Schutt talks at Strata on Data Scientists

February 28, 2013 -- Rachel Schutt spoke at Strata yesterday about Next-Gen data science. The abstract of her presentation is:

Data Science is an emerging field in industry, yet not well-defined as an academic discipline (or even in industry for that matter). I proposed the “Introduction to Data Science” course at Columbia in March, 2012. This was the first course at Columbia that had the term “Data Science” in the title. I had three primary motivations:

1) Bringing industry to students: I wanted to give students an education in what it’s like to be a data scientist in industry and give them some of the skills data scientists have. This is based on my experience as a lead analyst on the Google+ Data Science team. But I didn’t want to limit them to only my way of seeing the world, so each week, guest speakers from the NYC tech community came to teach the class.

2) I wanted to think more deeply about the science of data science: Data Science has the potential to be a deep and profound research discipline impacting all aspects of our lives. Columbia University and Mayor Bloomberg announced the Institute for Data Sciences and Engineering in July, 2012. This course created an opportunity to develop the theory of Data Science and to formalize it as a legitimate science.

3) Personal Challenge: I kept hearing from data scientists in industry that you can’t teach data science in a classroom or university setting and I took that on as a challenge. I wanted to test the hypothesis that it was possible to train awesome data scientists in the classroom.

In February 2013, 2 months will have passed since the class ended. I’ll be able to reflect on how the class went, how I thought about the curriculum, how I engaged the NYC tech community to be involved in the class, who the students were, whether I had impact on them, etc.

Schutt argued "Data science needs to be defined in a more deep way to merit the term 'science,'" and she noted "getting more trained people into the profession will also help actually define the scope of data science in a natural and rigorous way."

According to Schutt, data scientists often do a great deal of exploratory data analysis to create data visualizations for reporting purposes. They spend a great deal of time using data to come up with unique business insights and metrics. They help companies make important data-driven decisions, and they tend to be skilled users of big data technologies like Hadoop, MapReduce, Hive and Pig. They often are hackers and usually boast proficiency in R, Python, C, Java and other programming languages.

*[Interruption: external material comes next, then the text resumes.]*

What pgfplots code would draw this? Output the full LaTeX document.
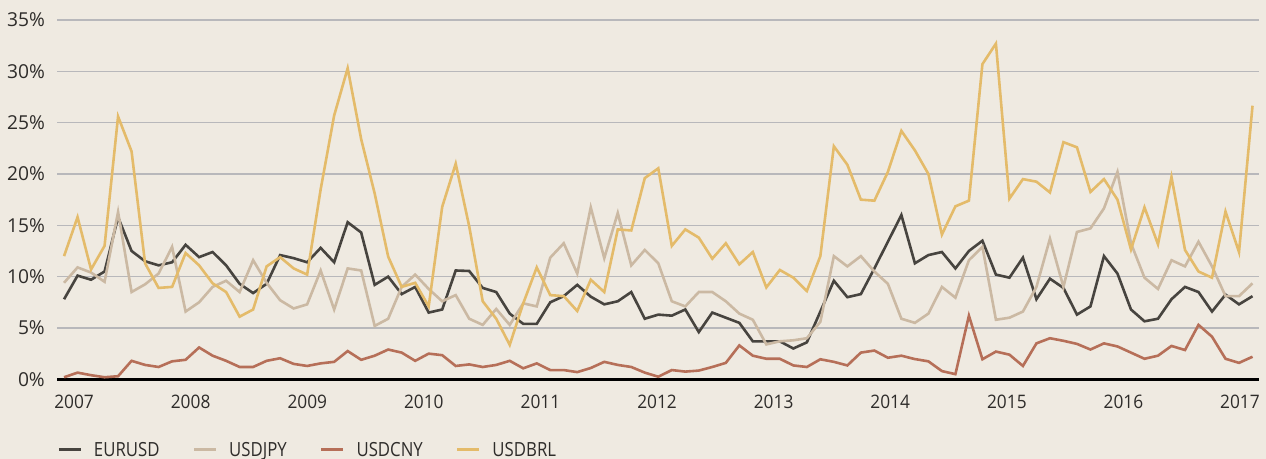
\documentclass[border=0pt]{standalone}
\usepackage{fontspec}
\setmainfont{Open Sans}
\newfontfamily\condfont{Open Sans}[FakeStretch=0.93]
\newfontfamily\legfont{Open Sans}[FakeStretch=0.86]
\usepackage{pgfplots}
\pgfplotsset{compat=1.18}
\usepackage{pgfplotstable}
\definecolor{bgc}{HTML}{EFEAE1}
\definecolor{gridc}{HTML}{B8B8BB}
\definecolor{eurc}{HTML}{47443F}
\definecolor{jpyc}{HTML}{CBB9A3}
\definecolor{cnyc}{HTML}{B66F58}
\definecolor{brlc}{HTML}{E4BB6A}
\definecolor{txtc}{HTML}{2E2C2A}

\pgfplotstableread{
i eur jpy cny brl
0 7.8 9.4 0.2 12.0
1 10.1 10.9 0.65 15.8
2 9.7 10.4 0.4 10.7
3 10.5 9.5 0.2 13.0
4 15.8 16.3 0.3 25.6
5 12.5 8.5 1.8 22.2
6 11.5 9.25 1.4 11.3
7 11.1 10.3 1.2 8.9
8 11.4 12.9 1.75 9.0
9 13.1 6.6 1.9 12.3
10 11.9 7.5 3.1 11.1
11 12.4 9.0 2.3 9.35
12 11.1 9.6 1.8 8.5
13 9.3 8.5 1.2 6.1
14 8.4 11.6 1.2 6.8
15 9.3 9.4 1.8 11.0
16 12.1 7.7 2.05 11.9
17 11.8 6.9 1.5 10.8
18 11.4 7.3 1.3 10.2
19 12.8 10.6 1.55 18.5
20 11.4 6.8 1.7 25.7
21 15.3 10.8 2.75 30.3
22 14.3 10.6 1.9 23.4
23 9.2 5.2 2.3 18.1
24 10.0 5.9 2.9 11.95
25 8.3 9.0 2.6 9.0
26 9.0 10.2 1.8 9.4
27 6.5 8.8 2.5 7.1
28 6.8 7.6 2.35 16.8
29 10.6 8.2 1.3 21.0
30 10.55 5.9 1.45 14.9
31 8.9 5.3 1.2 7.6
32 8.5 6.85 1.4 5.9
33 6.4 5.3 1.8 3.35
34 5.4 7.4 1.07 7.4
35 5.4 7.1 1.55 10.9
36 7.5 11.85 0.9 8.2
37 8.1 13.25 0.9 8.1
38 9.2 10.3 0.7 6.65
39 8.05 16.75 1.1 9.7
40 7.3 11.8 1.7 8.5
41 7.6 16.2 1.4 14.6
42 8.5 11.1 1.2 14.5
43 5.9 12.6 0.65 19.6
44 6.3 11.3 0.25 20.55
45 6.2 7.6 0.9 13.0
46 6.8 7.1 0.75 14.6
47 4.6 8.5 0.85 13.8
48 6.5 8.5 1.2 11.75
49 6.0 7.6 1.6 13.25
50 5.5 6.4 3.3 11.2
51 3.7 5.8 2.3 12.4
52 3.7 3.4 2.0 8.95
53 3.7 3.7 2.0 10.65
54 3.0 3.8 1.35 9.9
55 3.6 4.0 1.2 8.6
56 6.6 5.6 1.95 12.0
57 9.6 12.0 1.7 22.7
58 8.0 11.0 1.35 20.9
59 8.3 12.0 2.6 17.5
60 10.8 10.5 2.8 17.4
61 13.4 9.3 2.1 20.2
62 16.0 5.9 2.3 24.2
63 11.3 5.5 1.97 22.3
64 12.1 6.4 1.75 20.0
65 12.4 9.0 0.8 14.1
66 10.8 7.95 0.5 16.85
67 12.5 11.6 6.2 17.4
68 13.5 12.9 1.95 30.7
69 10.2 5.8 2.7 32.7
70 9.9 6.0 2.4 17.6
71 11.85 6.6 1.3 19.5
72 7.8 9.0 3.5 19.25
73 9.8 13.7 4.0 18.2
74 8.9 9.0 3.75 23.1
75 6.3 14.35 3.45 22.6
76 7.1 14.7 2.9 18.25
77 12.0 16.65 3.5 19.5
78 10.3 20.2 3.2 17.5
79 6.8 13.25 2.6 12.65
80 5.65 9.9 2.0 16.75
81 5.9 8.8 2.3 13.15
82 7.8 11.6 3.25 19.7
83 9.0 11.0 2.85 12.6
84 8.5 13.4 5.3 10.5
85 6.6 11.0 4.15 9.9
86 8.25 8.1 2.0 16.35
87 7.3 8.1 1.6 12.4
88 8.1 9.35 2.2 26.65
}\fxdata

\begin{document}
\begin{tikzpicture}
\fill[bgc] (-57.3bp,-79.7bp) rectangle (1208.7bp,379.3bp);
\begin{axis}[
  at={(0,0)}, anchor=south west,
  scale only axis, width=1202bp, height=359.3bp,
  xmin=-0.5, xmax=88.5, ymin=0, ymax=35,
  axis x line*=bottom, axis y line*=left,
  x axis line style={draw=black, line width=3bp, -},
  y axis line style={draw=none},
  major tick length=0pt,
  ytick={0,5,10,15,20,25,30,35},
  yticklabels={0\%,5\%,10\%,15\%,20\%,25\%,30\%,35\%},
  xtick={0.74,9.37,18.01,26.64,35.27,43.91,52.54,61.17,69.81,78.44,87.07},
  xticklabels={2007,2008,2009,2010,2011,2012,2013,2014,2015,2016,2017},
  ymajorgrids, grid style={draw=gridc, line width=1.4bp},
  yticklabel style={font=\fontsize{19.2bp}{22bp}\selectfont, text=txtc, anchor=east, inner sep=0pt, xshift=-12.3bp},
  xticklabel style={font=\condfont\fontsize{18.6bp}{22bp}\selectfont, text=txtc, anchor=base, inner sep=0pt, yshift=-29bp},
  every axis plot/.append style={line width=2.6bp},
  legend columns=4,
  legend image code/.code={\draw[#1, line width=3bp] (0bp,0bp) -- (22bp,0bp);},
  legend style={at={(0,0)}, anchor=west, yshift=-70.5bp, draw=none, fill=none,
    inner sep=0pt, outer sep=0pt, text=txtc,
    nodes={inner sep=0pt},
    font=\legfont\fontsize{19.5bp}{22bp}\selectfont,
    /tikz/every odd column/.append style={column sep=11.7bp},
    /tikz/every even column/.append style={column sep=33bp}},
]
\addplot[eurc, no markers] table[x=i, y=eur] {\fxdata};
\addlegendentry{EURUSD}
\addplot[jpyc, no markers] table[x=i, y=jpy] {\fxdata};
\addlegendentry{USDJPY}
\addplot[cnyc, no markers] table[x=i, y=cny] {\fxdata};
\addlegendentry{USDCNY}
\addplot[brlc, no markers] table[x=i, y=brl] {\fxdata};
\addlegendentry{USDBRL}
\end{axis}
\pgfresetboundingbox
\path (-57.3bp,-79.7bp) rectangle (1208.7bp,379.3bp);
\end{tikzpicture}
\end{document}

Schutt compiled two lists in an effort to zero in on some of the characteristics she thinks are shared by successful data scientists. She presented those lists as part of her talk at Strata. The first one is a rundown of the common credentials and traits of the data scientists she considered. What she found is that many have doctorates in philosophy, although that degree isn't a requirement for the job, and that their fields of study were often in quantitative subjects, such as statistics or math. In addition, she said, they have an innate ability to code and learn programming languages, and they have proven problem-solving skills. Ironically, she noted, one thing they don't necessarily have is the phrase "data scientist" in their job titles.

Schutt's second list describes what she called the common "habits of mind" of effective data scientists. For example, she said, they tend to be very persistent people who don't like to give up when faced with challenges. They also are flexible thinkers and are prone to asking questions. And they're the type of people who strive for accuracy, clarity and precision in their thinking and how they communicate, she added. Successful data scientists also are adept at applying past knowledge to new situations, Schutt said. They take calculated risks in their analytics work, they're imaginative and they like to innovate. In addition, they think independently and believe in continuous learning. But they have a lighter side, too: She said they also tend to find the humor in things and to be good listeners who are empathic to the needs of others.

Schutt's class blog is at

About Schutt

Dr. Rachel Schutt is a Senior Research Scientist at Johnson Research Labs. Prior to that, she was a Senior Statistician at Google Research in the New York office. She is also an Adjunct Assistant Professor in Columbia’s Statistics Department, and is a founding member of the Education Committee for the Institute for Data Sciences and Engineering at Columbia. Rachel is co-authoring a book (with Cathy O’Neil) called “Doing Data Science” to be published by O’Reilly in 2013. Her interests include statistical modeling, exploratory data analysis, machine learning algorithms, and social networks, as well as the ethical dimensions of Data Science, and using Data Science to do good. She holds several pending patents. She is a frequent speaker at conferences and universities. She earned her PhD from Columbia University in Statistics, and Masters degrees in Mathematics and Engineering from the Courant Institute (NYU) and Stanford University, respectively. Her undergraduate degree is in Honors Mathematics from the University of Michigan.